-- begin Source material --
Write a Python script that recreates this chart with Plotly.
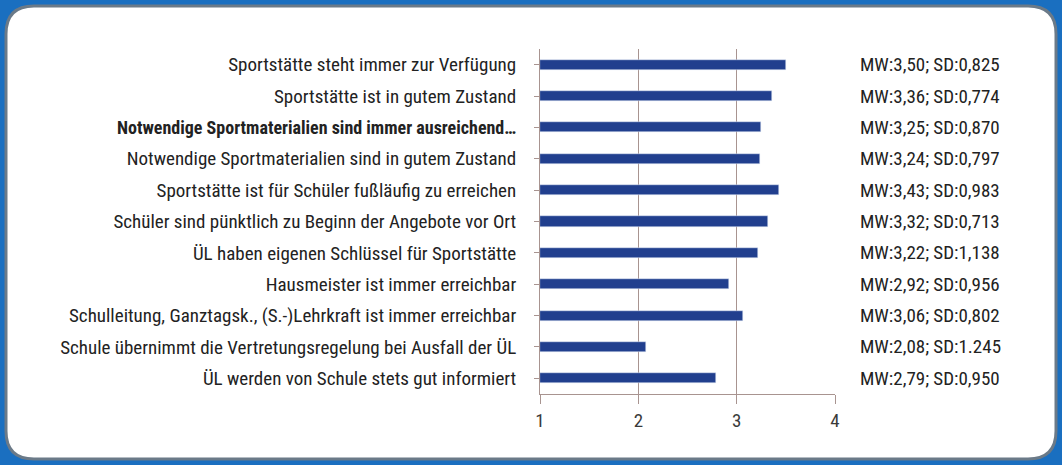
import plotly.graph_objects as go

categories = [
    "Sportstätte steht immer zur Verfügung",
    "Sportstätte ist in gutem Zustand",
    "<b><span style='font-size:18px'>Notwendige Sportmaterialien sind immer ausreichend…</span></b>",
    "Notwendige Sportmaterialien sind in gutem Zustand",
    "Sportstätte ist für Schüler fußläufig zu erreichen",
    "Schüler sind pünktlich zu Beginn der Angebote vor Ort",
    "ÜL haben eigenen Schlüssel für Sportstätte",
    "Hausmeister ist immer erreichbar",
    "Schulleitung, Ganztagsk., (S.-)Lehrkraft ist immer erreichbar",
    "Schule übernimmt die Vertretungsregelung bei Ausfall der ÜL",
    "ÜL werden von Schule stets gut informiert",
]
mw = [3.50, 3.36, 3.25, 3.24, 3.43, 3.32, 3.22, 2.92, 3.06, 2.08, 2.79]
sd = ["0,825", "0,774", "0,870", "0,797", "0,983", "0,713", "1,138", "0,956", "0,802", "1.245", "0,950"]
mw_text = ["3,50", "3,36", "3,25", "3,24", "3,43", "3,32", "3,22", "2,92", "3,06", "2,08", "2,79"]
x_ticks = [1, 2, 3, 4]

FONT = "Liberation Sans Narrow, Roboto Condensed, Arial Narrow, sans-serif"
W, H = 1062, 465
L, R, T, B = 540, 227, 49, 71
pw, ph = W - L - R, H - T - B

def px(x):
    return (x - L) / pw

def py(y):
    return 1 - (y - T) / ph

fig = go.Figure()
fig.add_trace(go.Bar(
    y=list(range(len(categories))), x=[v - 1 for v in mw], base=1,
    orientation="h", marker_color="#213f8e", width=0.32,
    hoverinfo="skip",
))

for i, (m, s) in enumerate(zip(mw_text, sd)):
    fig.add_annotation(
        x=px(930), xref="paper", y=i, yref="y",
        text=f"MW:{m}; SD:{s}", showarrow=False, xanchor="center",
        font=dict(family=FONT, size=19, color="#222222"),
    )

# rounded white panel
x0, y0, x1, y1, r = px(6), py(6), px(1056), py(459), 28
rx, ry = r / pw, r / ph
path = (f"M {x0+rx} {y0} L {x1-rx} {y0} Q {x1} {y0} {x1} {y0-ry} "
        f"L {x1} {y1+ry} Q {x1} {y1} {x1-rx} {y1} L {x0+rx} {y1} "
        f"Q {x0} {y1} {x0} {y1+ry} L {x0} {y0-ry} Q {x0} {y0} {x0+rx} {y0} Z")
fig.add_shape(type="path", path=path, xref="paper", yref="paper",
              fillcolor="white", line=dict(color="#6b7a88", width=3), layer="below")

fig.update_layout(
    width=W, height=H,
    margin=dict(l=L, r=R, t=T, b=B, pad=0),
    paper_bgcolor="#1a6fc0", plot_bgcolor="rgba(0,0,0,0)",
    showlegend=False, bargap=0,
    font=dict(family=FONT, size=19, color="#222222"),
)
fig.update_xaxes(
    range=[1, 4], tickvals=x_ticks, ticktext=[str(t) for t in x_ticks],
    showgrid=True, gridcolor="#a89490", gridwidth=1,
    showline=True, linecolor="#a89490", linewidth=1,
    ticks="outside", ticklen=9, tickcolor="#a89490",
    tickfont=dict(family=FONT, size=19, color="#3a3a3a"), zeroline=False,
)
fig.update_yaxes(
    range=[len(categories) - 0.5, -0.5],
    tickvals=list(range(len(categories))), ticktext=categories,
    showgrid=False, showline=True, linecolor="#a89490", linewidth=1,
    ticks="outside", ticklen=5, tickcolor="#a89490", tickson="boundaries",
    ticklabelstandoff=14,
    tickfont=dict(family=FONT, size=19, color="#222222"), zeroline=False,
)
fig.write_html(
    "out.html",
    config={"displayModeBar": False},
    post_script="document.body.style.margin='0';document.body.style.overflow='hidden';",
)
-- end Source material --
:: Exercise objective ::
Give again, word for word, every line from the top of the data through the line with "import plotly.graph_objects as go", both ends included, and exclude the pictures.

:: Solution below ::
Write a Python script that recreates this chart with Plotly.
import plotly.graph_objects as go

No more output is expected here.